A business information, business intelligence, and/or enterprise system can improve an organization's ability to monitor and manage data in a complex business environment. For example, the systems offered by SAP AG of Walldorf, Germany, provide components and tools that allow users to monitor, retrieve, view and manipulate business information, including business warehouse data stored and maintained as part of a company's overall business intelligence tools. By way of examples only, business information might be associated with a number of different product lines, profit values, customer groups, fiscal years, distribution regions, product costs, product quantities, revenues, and/or dates. Moreover, the business information may be stored and retrieved in a variety of ways. Examples of data sources include databases, such as, relational, transactional, hierarchical, multidimensional (e.g., OLAP), object oriented databases, and the like. Further data sources may include tabular data (e.g., spreadsheets, delimited text files), data tagged with a markup language (e.g., XML data), transactional data, unstructured data (e.g., text files, screen scrapings), hierarchical data (e.g., data in a file system, XML data), files, a plurality of reports, and any other data source accessible through an established protocol, such as, Open DataBase Connectivity (“ODBC”) and the like.

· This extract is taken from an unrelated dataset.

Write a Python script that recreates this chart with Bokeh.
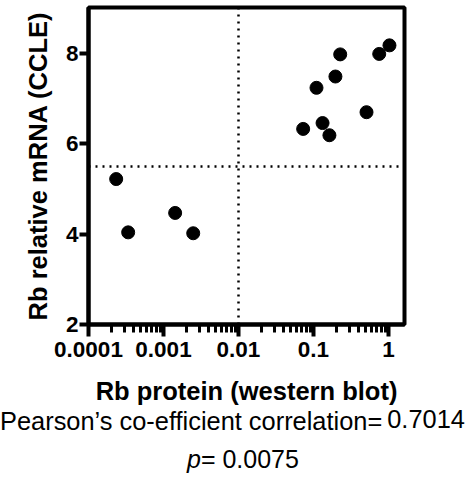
from bokeh.plotting import figure
from bokeh.layouts import column
from bokeh.models import Range1d, FixedTicker, Span, Div
from bokeh.embed import file_html
from bokeh.resources import INLINE

# ---- data ----
rb_protein = [0.000234, 0.000338, 0.00143, 0.00249, 0.0728, 0.1096, 0.132,
              0.163, 0.196, 0.227, 0.509, 0.752, 1.03]
rb_mrna = [5.22, 4.04, 4.47, 4.02, 6.33, 7.24, 6.46, 6.19, 7.49, 7.98,
           6.70, 7.99, 8.18]

x_ticks = [0.0001, 0.001, 0.01, 0.1, 1]
x_tick_labels = ["0.0001", "0.001", "0.01", "0.1", "1"]
y_ticks = [2, 4, 6, 8]
x_threshold = 0.01
y_threshold = 5.5

x_title = "Rb protein (western blot)"
y_title = "Rb relative mRNA (CCLE)"
stat_label = "Pearson\u2019s co-efficient correlation="
stat_value = "0.7014"
p_symbol = "p"
p_value_text = "= 0.0075"

x_minor = [m * d for d in x_ticks[:-1] for m in range(2, 10)]

FONT = "Liberation Sans"

p = figure(width=469, height=410, x_axis_type="log",
           x_range=Range1d(1e-4, 1.634), y_range=Range1d(2, 9.018),
           output_backend="svg", toolbar_location=None,
           min_border_left=88, min_border_right=65,
           min_border_top=7, min_border_bottom=86)

p.xgrid.visible = False
p.ygrid.visible = False
p.outline_line_color = "black"
p.outline_line_width = 4
p.outline_line_alpha = 1.0
p.background_fill_color = "white"
p.border_fill_color = "white"

# x axis
xa = p.xaxis[0]
xa.ticker = FixedTicker(ticks=x_ticks, minor_ticks=x_minor)
xa.major_label_overrides = {t: l for t, l in zip(x_ticks, x_tick_labels)}
xa.axis_line_width = 4
xa.major_tick_in = 0
xa.major_tick_out = 12
xa.minor_tick_in = 0
xa.minor_tick_out = 8
xa.major_tick_line_width = 4
xa.minor_tick_line_width = 3
xa.major_label_text_font = FONT
xa.major_label_text_font_style = "bold"
xa.major_label_text_font_size = "22.5px"
xa.major_label_text_color = "black"
xa.major_label_standoff = 5
xa.axis_label = x_title
xa.axis_label_text_font = FONT
xa.axis_label_text_font_style = "bold"
xa.axis_label_text_font_size = "25.5px"
xa.axis_label_text_color = "black"
xa.axis_label_standoff = 17

# y axis
ya = p.yaxis[0]
ya.ticker = FixedTicker(ticks=y_ticks, minor_ticks=[])
ya.axis_line_width = 4
ya.major_tick_in = 0
ya.major_tick_out = 9
ya.minor_tick_in = 0
ya.minor_tick_out = 0
ya.major_tick_line_width = 4
ya.major_label_text_font = FONT
ya.major_label_text_font_style = "bold"
ya.major_label_text_font_size = "22.5px"
ya.major_label_text_color = "black"
ya.major_label_standoff = 1
ya.axis_label = y_title
ya.axis_label_text_font = FONT
ya.axis_label_text_font_style = "bold"
ya.axis_label_text_font_size = "25.5px"
ya.axis_label_text_color = "black"
ya.axis_label_standoff = 11

# threshold lines
p.add_layout(Span(location=x_threshold, dimension="height", line_color="black",
                  line_width=2.5, line_dash="2 5"))
p.add_layout(Span(location=y_threshold, dimension="width", line_color="black",
                  line_width=2.5, line_dash="2 5"))

# points
p.scatter(rb_protein, rb_mrna, size=13, color="black")

# ---- statistics text below the chart ----
stats_html = (
    f"<div style=\"font-family:'{FONT}'; font-size:25px; color:black; "
    "line-height:38px; white-space:nowrap; position:relative; top:-8px;\">"
    "<div style=\"text-align:center; font-size:25.4px; margin-right:1px;\">"
    f"{stat_label}<span style=\"position:relative; top:-2px; margin-left:5px;\">{stat_value}</span></div>"
    "<div style=\"text-align:center; padding-left:20px;\">"
    f"<i>{p_symbol}</i>{p_value_text}</div>"
    "</div>"
)
stats = Div(text=stats_html, width=469, height=70, margin=0)

layout = column(p, stats, spacing=0)
open("out.html", "w").write(file_html(layout, INLINE))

A user may be interested in retrieving some of the stored business information for a variety of reasons, such as to explore the information or to create a display or report that shows the information. The user may, for example, import a particular set of information into a spreadsheet application by entering names or identifiers into various cells in a spreadsheet to define what information should be associated with those cells, rows, and/or columns. For example, the user may associate a particular row with a measure such as profit and a number of columns with different fiscal years, where the years are associated with a dimension. Measures and dimensions may be defined, for example, in a metadata model associated with the stored business information. To associate a particular cell, row, and/or column with particular types of business information, a user may enter an identifier into a spreadsheet cell. For example, a user might type product names into a number of different cells in order to create a report showing how profitable each product was in a given year.
A user might also arrange for some spreadsheet cells to display information based on other cells in the spreadsheet. For example, a user might indicate that one particular cell should display a value representing the addition of values from two other particular cells (e.g., a cell representing “global sales” might display the result of adding the value of a cell representing “northern hemisphere sales” to the value of a cell representing “southern hemisphere sales”). In some cases, however, it can be difficult to enter and maintain appropriate formulas and results in the spreadsheet. For example, if a formula is defined using a spreadsheet application it may be difficult to update the results of the formula as appropriate when columns and/or rows in a spreadsheet are changed.
It may therefore be desirable to provide improved methods and systems that facilitate an efficient access and display of business information for a user, including situations where a spreadsheet application displays information associated with formulas.